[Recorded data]
________

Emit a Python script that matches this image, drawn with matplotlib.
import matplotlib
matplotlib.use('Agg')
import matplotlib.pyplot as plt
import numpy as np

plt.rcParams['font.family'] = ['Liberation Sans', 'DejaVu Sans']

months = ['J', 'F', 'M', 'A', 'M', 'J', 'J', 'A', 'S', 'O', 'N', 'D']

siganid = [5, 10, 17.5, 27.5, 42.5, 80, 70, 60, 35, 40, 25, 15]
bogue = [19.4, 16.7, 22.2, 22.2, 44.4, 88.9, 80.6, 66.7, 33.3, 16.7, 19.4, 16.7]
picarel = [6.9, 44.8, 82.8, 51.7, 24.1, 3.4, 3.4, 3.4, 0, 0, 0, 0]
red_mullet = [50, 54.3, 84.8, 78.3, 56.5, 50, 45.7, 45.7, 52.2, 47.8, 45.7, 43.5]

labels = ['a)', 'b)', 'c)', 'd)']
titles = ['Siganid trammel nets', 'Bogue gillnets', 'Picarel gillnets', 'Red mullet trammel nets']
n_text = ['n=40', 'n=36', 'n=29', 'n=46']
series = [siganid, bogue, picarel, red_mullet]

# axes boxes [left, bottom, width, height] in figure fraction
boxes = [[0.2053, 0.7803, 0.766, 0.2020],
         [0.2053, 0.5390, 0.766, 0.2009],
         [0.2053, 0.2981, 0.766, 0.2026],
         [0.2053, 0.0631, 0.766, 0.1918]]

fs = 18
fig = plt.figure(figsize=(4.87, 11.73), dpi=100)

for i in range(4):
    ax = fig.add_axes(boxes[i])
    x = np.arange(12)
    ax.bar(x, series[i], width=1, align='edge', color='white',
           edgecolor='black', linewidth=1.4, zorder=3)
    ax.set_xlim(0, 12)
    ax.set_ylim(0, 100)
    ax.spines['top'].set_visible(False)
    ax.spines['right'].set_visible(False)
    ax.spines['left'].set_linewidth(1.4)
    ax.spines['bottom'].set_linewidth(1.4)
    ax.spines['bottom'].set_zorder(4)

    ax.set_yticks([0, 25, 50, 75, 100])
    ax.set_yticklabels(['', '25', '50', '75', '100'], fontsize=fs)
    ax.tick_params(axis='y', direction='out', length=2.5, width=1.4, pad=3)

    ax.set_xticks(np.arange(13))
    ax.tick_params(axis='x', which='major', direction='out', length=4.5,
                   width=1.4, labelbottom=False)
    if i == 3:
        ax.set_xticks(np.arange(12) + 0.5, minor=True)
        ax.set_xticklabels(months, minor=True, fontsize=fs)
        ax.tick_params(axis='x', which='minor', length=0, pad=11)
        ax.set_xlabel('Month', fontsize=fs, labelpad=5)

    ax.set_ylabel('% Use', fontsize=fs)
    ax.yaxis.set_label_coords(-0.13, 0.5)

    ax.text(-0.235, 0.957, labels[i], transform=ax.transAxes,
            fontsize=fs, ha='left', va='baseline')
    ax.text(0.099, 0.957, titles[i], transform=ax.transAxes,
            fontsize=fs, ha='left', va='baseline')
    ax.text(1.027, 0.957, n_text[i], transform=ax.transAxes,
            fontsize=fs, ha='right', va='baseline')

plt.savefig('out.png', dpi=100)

________

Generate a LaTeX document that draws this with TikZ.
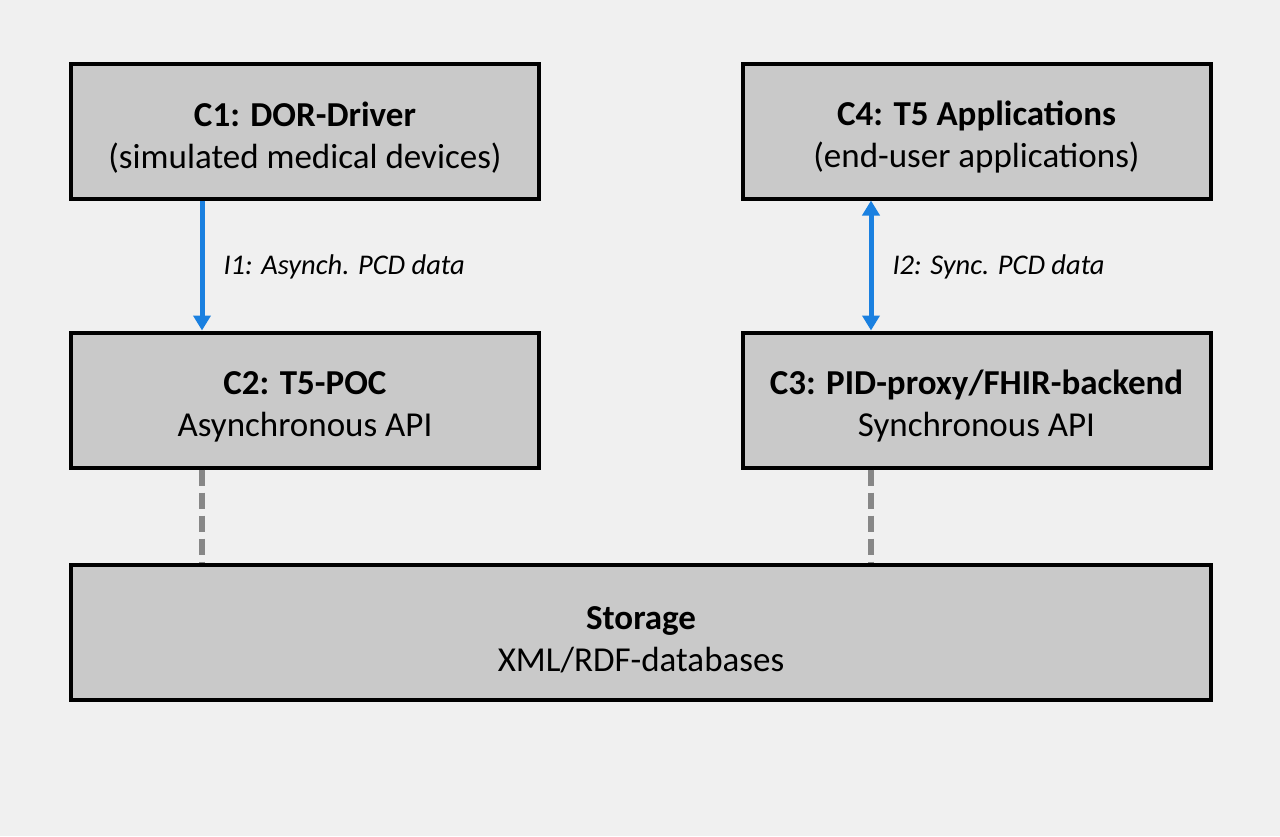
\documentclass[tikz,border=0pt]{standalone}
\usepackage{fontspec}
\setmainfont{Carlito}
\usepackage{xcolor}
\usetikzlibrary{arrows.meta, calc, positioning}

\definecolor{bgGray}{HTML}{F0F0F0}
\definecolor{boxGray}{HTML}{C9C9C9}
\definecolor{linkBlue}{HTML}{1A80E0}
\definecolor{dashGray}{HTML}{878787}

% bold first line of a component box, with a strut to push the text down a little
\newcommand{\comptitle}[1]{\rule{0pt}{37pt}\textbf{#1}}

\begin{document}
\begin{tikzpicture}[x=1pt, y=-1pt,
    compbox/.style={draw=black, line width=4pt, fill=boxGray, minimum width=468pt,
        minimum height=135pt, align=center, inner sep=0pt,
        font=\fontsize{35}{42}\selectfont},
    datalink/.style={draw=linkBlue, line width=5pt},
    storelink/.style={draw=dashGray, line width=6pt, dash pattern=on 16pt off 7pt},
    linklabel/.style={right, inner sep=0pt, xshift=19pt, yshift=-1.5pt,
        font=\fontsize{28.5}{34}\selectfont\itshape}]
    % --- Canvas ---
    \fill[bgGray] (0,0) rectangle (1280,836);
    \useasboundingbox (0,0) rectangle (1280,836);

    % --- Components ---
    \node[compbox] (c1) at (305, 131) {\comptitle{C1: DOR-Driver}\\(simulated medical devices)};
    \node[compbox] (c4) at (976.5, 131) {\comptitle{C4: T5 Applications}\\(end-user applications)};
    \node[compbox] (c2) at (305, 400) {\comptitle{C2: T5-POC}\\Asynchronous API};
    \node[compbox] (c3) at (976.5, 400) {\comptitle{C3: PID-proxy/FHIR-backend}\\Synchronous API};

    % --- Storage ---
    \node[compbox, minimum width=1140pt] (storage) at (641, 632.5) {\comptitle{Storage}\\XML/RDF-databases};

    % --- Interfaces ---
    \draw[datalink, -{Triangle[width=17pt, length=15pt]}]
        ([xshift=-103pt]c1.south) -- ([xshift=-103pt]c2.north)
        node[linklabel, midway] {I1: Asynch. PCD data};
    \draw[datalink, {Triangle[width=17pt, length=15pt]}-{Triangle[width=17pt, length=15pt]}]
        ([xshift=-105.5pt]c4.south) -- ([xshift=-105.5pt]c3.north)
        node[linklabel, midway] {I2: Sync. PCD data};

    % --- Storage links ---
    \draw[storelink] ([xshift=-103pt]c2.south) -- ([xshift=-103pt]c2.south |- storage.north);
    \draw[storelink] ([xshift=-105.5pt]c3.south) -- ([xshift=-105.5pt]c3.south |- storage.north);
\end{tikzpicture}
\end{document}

________

#### [Short problem]
Nothing but the lines from the one with "Emit a Python" to the one with "47.8, 45.7, 43.5]" should be echoed, both of them included, exactly as written.

#### [Reply to the exercise]
Emit a Python script that matches this image, drawn with matplotlib.
import matplotlib
matplotlib.use('Agg')
import matplotlib.pyplot as plt
import numpy as np

plt.rcParams['font.family'] = ['Liberation Sans', 'DejaVu Sans']

months = ['J', 'F', 'M', 'A', 'M', 'J', 'J', 'A', 'S', 'O', 'N', 'D']

siganid = [5, 10, 17.5, 27.5, 42.5, 80, 70, 60, 35, 40, 25, 15]
bogue = [19.4, 16.7, 22.2, 22.2, 44.4, 88.9, 80.6, 66.7, 33.3, 16.7, 19.4, 16.7]
picarel = [6.9, 44.8, 82.8, 51.7, 24.1, 3.4, 3.4, 3.4, 0, 0, 0, 0]
red_mullet = [50, 54.3, 84.8, 78.3, 56.5, 50, 45.7, 45.7, 52.2, 47.8, 45.7, 43.5]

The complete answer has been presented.